Mike Wise

No. 90, 93
- Position: Defensive end

Personal information
- Born: June 5, 1964 Greenbrae, California, U.S.
- Died: August 21, 1992 (aged 28) Davis, California, U.S.
- Listed height: 6 ft 7 in (2.01 m)
- Listed weight: 271 lb (123 kg)

Career information
- High school: San Marin (Novato, California)
- College: UC Davis
- NFL draft: 1986: 4th round, 85th overall pick

Career history
- Los Angeles Raiders (1986–1990); Cleveland Browns (1991);

Career NFL statistics
- Sacks: 9.5
- Fumble recoveries: 4
- Stats at Pro Football Reference

= Mike Wise (American football) =

American football player (1964–1992)

Michael Allen Wise (June 5, 1964 – August 21, 1992) was a professional American football defensive end in the National Football League (NFL). He was selected by the Los Angeles Raiders in the fourth round of the 1986 NFL draft. He played five seasons in the NFL for the Raiders, and the Cleveland Browns.

==Early life==
Wise was born in Greenbrae, California, and attended San Marin High School in Novato, California. He played college football at the University of California, Davis; during his senior year, he was voted "Northern California Athletic Conference Player of the Year".

==Professional career==

===Los Angeles Raiders===
Wise was drafted by the Los Angeles Raiders as the 85th overall pick in the fourth round of the 1986 NFL draft. Wise played four seasons as a defensive end with the Raiders from 1986 to 1990. He once appeared on the cover of a 1990 issue of Sports Illustrated.

However, during his time with the Raiders, Wise dealt with injuries and personal problems. In the 1991 off-season, Wise reported to training camp, but left several times without permission from the team; Wise was unhappy about his diminished role on the team, a contract dispute, and was also distraught over the declining health of his grandfather, Ray, who was rapidly losing his eyesight.
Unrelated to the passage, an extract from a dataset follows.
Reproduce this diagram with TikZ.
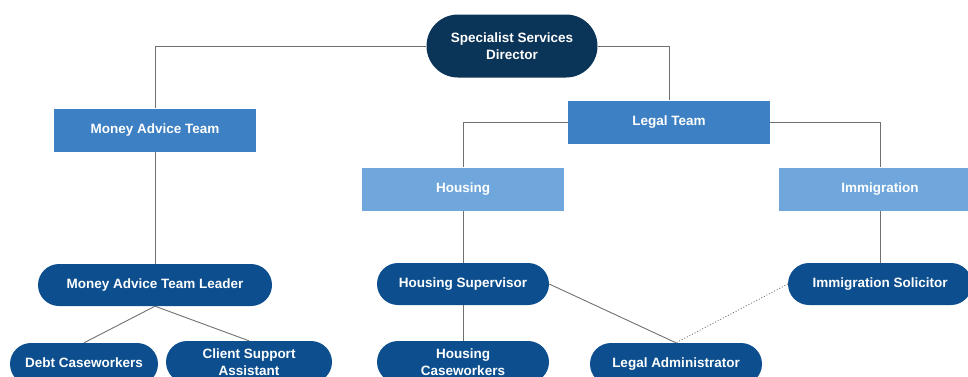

In August, according to eye witnesses, Wise got into a fight with his Raiders teammate, defensive lineman Emanuel King, where he knocked King down with one punch; King later on tried to attack Wise with a tire iron. The Raiders released Wise to free agency on October 10.

===Cleveland Browns===
One day after being waived by the Raiders, Wise was signed by the Cleveland Browns on October 11, 1991; Wise played three games for the Browns during the 1991–92 season, before sitting out the remainder of the season due to a knee injury. In a mini-camp during the following off-season, Wise hurt his back while doing a squat press; the Browns released him to free agency on August 4, 1992, despite his bad back.

After being waived by the Browns, Wise became depressed as his injured back did not respond to treatment, and he was forced to sell his house in Davis, California; at that time, Wise and his attorneys were filing an injury grievance against the Browns.

==Personal life==
During his time with the Los Angeles Raiders, Wise met his girlfriend, Mary McBride, on a blind date at a steak house in Davis.

After he was waived by the Cleveland Browns, Wise called McBride to come pick him up at his home; the couple once lived together, and had planned to get married next spring. McBride was the last person to see Wise alive before his death.

==Death==
On August 21, 1992, Wise committed suicide at his home in Davis, at the age of 28; he was found dead in his bedroom with a self-inflicted gunshot wound to the head. Wise was buried in Novato.